[INPUT RECORDS]:
--

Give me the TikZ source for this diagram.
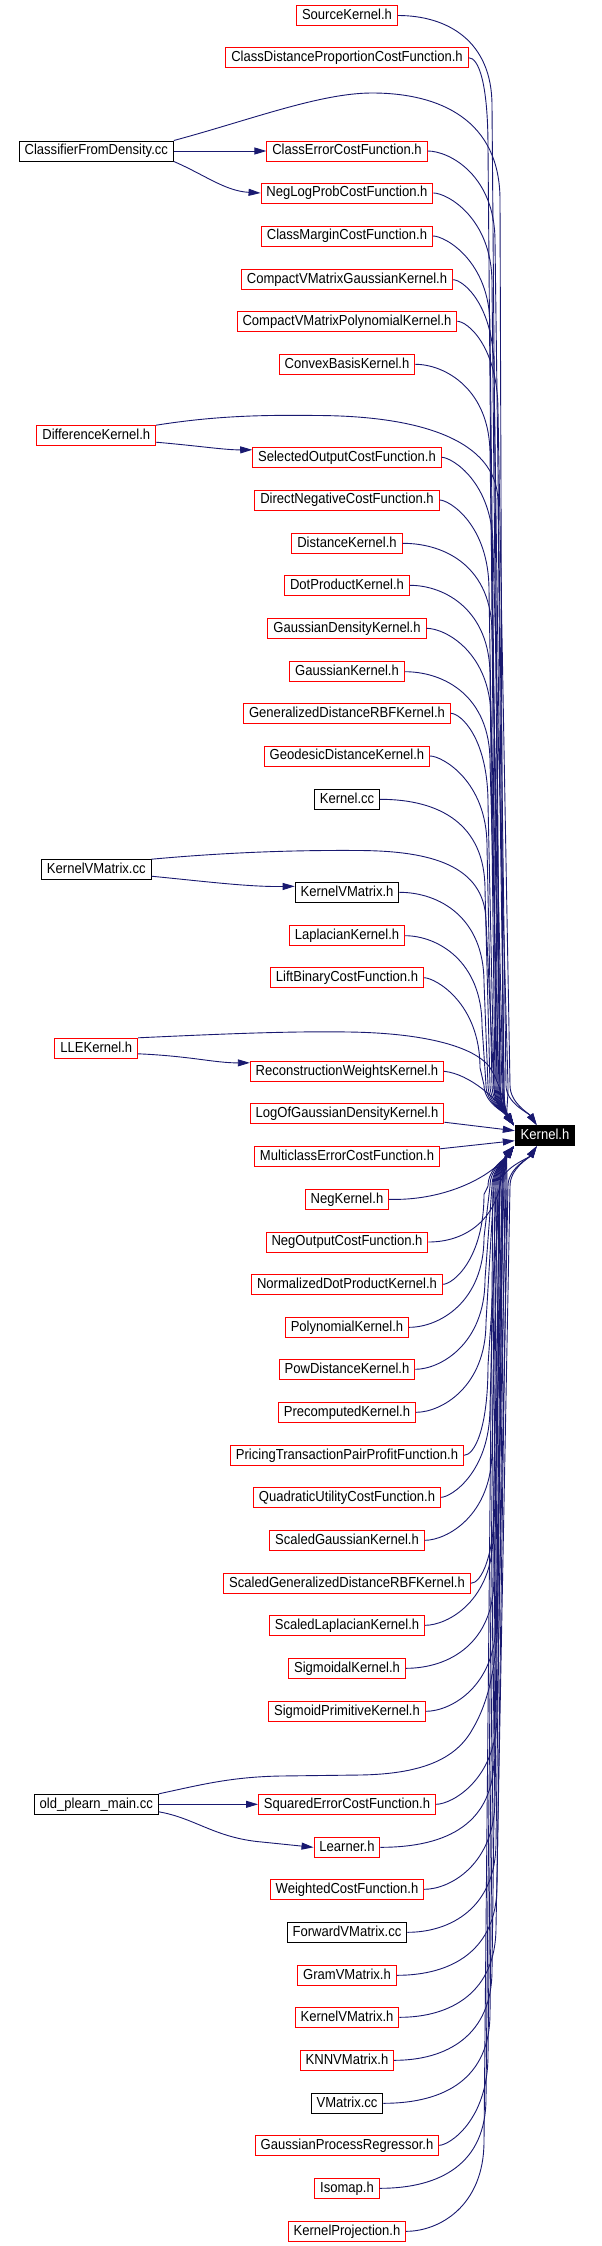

--

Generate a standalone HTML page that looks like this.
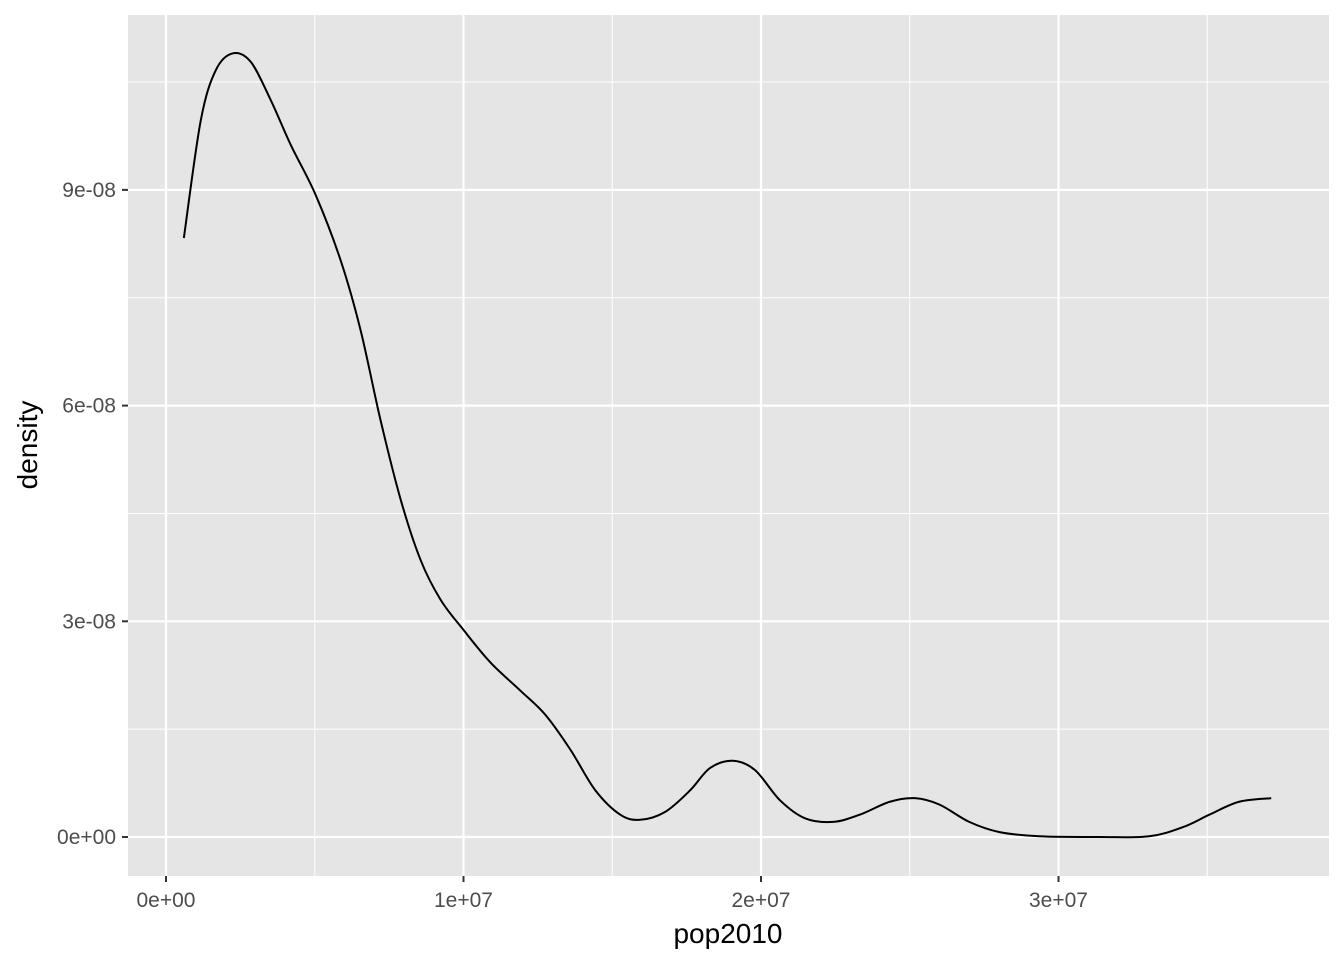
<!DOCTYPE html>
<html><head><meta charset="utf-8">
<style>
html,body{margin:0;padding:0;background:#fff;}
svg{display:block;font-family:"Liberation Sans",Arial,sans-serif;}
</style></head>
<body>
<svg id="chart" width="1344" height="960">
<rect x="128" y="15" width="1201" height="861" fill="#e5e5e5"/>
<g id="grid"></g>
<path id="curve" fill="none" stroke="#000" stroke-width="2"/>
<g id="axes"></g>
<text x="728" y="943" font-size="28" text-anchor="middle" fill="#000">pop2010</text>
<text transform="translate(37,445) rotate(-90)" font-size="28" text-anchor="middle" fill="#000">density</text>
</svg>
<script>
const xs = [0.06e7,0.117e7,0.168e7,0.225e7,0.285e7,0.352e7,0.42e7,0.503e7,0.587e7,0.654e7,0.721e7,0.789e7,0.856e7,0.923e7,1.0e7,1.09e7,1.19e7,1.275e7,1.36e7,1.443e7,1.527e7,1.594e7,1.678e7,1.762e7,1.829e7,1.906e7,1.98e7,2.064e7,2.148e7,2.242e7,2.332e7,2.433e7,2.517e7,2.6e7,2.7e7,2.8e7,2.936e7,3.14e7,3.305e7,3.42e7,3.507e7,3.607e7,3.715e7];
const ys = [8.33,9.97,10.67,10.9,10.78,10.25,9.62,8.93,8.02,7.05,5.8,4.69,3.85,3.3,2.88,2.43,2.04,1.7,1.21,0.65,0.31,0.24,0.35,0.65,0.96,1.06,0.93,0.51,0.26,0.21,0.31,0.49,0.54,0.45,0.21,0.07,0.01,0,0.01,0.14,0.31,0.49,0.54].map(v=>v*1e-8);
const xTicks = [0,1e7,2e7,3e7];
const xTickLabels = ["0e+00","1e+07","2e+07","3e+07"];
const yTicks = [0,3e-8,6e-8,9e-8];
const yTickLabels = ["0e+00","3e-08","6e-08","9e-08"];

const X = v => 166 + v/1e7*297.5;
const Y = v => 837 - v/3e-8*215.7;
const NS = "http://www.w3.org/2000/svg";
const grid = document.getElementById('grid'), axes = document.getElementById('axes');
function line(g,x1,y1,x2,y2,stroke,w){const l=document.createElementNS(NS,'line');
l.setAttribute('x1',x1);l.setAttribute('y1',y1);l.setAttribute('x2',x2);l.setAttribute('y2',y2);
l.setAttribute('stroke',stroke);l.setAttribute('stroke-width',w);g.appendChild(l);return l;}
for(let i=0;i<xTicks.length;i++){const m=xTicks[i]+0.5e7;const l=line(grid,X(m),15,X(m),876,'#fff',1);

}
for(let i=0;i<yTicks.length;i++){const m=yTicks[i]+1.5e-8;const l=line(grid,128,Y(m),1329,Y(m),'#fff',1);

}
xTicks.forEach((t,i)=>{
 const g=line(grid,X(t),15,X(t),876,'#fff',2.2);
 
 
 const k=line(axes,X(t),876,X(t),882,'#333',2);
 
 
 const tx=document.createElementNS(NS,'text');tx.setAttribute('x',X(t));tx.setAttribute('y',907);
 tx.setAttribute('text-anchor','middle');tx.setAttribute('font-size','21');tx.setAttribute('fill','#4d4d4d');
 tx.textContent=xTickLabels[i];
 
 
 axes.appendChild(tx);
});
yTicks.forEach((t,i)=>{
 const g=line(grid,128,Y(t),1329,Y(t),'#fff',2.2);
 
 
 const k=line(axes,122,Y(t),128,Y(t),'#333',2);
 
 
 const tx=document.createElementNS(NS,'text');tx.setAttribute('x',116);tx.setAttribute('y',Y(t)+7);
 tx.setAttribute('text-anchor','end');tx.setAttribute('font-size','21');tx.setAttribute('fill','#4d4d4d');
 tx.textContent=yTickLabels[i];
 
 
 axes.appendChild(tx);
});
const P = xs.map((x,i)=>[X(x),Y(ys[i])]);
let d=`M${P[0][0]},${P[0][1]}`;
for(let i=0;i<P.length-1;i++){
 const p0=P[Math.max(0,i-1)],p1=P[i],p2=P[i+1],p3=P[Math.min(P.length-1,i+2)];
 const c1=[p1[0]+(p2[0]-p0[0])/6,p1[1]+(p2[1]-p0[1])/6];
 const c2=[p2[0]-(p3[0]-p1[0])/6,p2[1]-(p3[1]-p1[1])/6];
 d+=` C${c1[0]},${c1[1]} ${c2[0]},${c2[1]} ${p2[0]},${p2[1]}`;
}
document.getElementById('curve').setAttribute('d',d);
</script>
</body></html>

--

[EXERCISE GOAL]:
Pick out the part that begins with the line containing "Generate a standalone" and finishes with the line containing "const k=line(axes,X(t),876,X(t),882,'#333',2);", both included. Restate it exactly, without images.

[OUTPUT]:
Generate a standalone HTML page that looks like this.
<!DOCTYPE html>
<html><head><meta charset="utf-8">
<style>
html,body{margin:0;padding:0;background:#fff;}
svg{display:block;font-family:"Liberation Sans",Arial,sans-serif;}
</style></head>
<body>
<svg id="chart" width="1344" height="960">
<rect x="128" y="15" width="1201" height="861" fill="#e5e5e5"/>
<g id="grid"></g>
<path id="curve" fill="none" stroke="#000" stroke-width="2"/>
<g id="axes"></g>
<text x="728" y="943" font-size="28" text-anchor="middle" fill="#000">pop2010</text>
<text transform="translate(37,445) rotate(-90)" font-size="28" text-anchor="middle" fill="#000">density</text>
</svg>
<script>
const xs = [0.06e7,0.117e7,0.168e7,0.225e7,0.285e7,0.352e7,0.42e7,0.503e7,0.587e7,0.654e7,0.721e7,0.789e7,0.856e7,0.923e7,1.0e7,1.09e7,1.19e7,1.275e7,1.36e7,1.443e7,1.527e7,1.594e7,1.678e7,1.762e7,1.829e7,1.906e7,1.98e7,2.064e7,2.148e7,2.242e7,2.332e7,2.433e7,2.517e7,2.6e7,2.7e7,2.8e7,2.936e7,3.14e7,3.305e7,3.42e7,3.507e7,3.607e7,3.715e7];
const ys = [8.33,9.97,10.67,10.9,10.78,10.25,9.62,8.93,8.02,7.05,5.8,4.69,3.85,3.3,2.88,2.43,2.04,1.7,1.21,0.65,0.31,0.24,0.35,0.65,0.96,1.06,0.93,0.51,0.26,0.21,0.31,0.49,0.54,0.45,0.21,0.07,0.01,0,0.01,0.14,0.31,0.49,0.54].map(v=>v*1e-8);
const xTicks = [0,1e7,2e7,3e7];
const xTickLabels = ["0e+00","1e+07","2e+07","3e+07"];
const yTicks = [0,3e-8,6e-8,9e-8];
const yTickLabels = ["0e+00","3e-08","6e-08","9e-08"];

const X = v => 166 + v/1e7*297.5;
const Y = v => 837 - v/3e-8*215.7;
const NS = "http://www.w3.org/2000/svg";
const grid = document.getElementById('grid'), axes = document.getElementById('axes');
function line(g,x1,y1,x2,y2,stroke,w){const l=document.createElementNS(NS,'line');
l.setAttribute('x1',x1);l.setAttribute('y1',y1);l.setAttribute('x2',x2);l.setAttribute('y2',y2);
l.setAttribute('stroke',stroke);l.setAttribute('stroke-width',w);g.appendChild(l);return l;}
for(let i=0;i<xTicks.length;i++){const m=xTicks[i]+0.5e7;const l=line(grid,X(m),15,X(m),876,'#fff',1);

}
for(let i=0;i<yTicks.length;i++){const m=yTicks[i]+1.5e-8;const l=line(grid,128,Y(m),1329,Y(m),'#fff',1);

}
xTicks.forEach((t,i)=>{
 const g=line(grid,X(t),15,X(t),876,'#fff',2.2);
 
 
 const k=line(axes,X(t),876,X(t),882,'#333',2);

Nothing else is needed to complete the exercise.